Let’s be honest. RT is a reaction, not an innovation. Give users an innovative experience they like and they will come. React to others by incapacitating your experience and they won’t. If Microsoft really believes that Windows 8 is the way of the future, then it needs to stay the course. If it doesn’t, it needs to re-architect and/or redo the OS and move on. The compromises in RT to protect its installed base made no sense.

Microsoft, you are at a major decision point. Where you go is up to you. You still have a lot of good will and users that want you to succeed. Listen to your users, innovate and move forward.

Microsoft can still win a significant share of the tablet market, particularly as it’s still early in the game. But it needs to better define why users want to buy a Windows tablet. It needs to stay true to its vision of one OS (not a complete OS and a badly disabled one). And it needs to work with partners to make the vision real.

Intel now has chips that are competitive on battery life and performance, and at price points that are finally aggressively priced against ARM based chips (Intel’s latest Bay Trail chip based tablets should be $199 according to Intel execs). And OEMs are seizing on that opportunity to build competitive and innovative products. But Microsoft isn’t helping with its mixed messages to the marketplace.

So here’s the bottom line. Microsoft doesn’t really need an ARM based tablet now that Intel has competitive (battery and cost) chips available , and frankly, few users care about the chip inside anyway. Microsoft needs to innovate and supplement — but not by being the “Yugo” of the tablet market with crippled products.
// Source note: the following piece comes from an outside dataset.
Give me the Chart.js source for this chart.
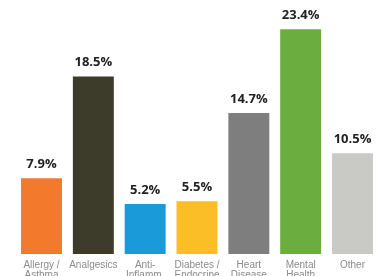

A smaller share of higher end and higher quality products is better than a bunch of disillusioned and unhappy users not understanding why some of their apps won’t run.

Android will own the high volume but barely profitable low-end of the market. Microsoft, you should focus on the rest.

Jack Gold is the founder and principal analyst at J.Gold Associates, based in Northborough, Mass. He covers the many aspects of business and consumer computing and emerging technologies.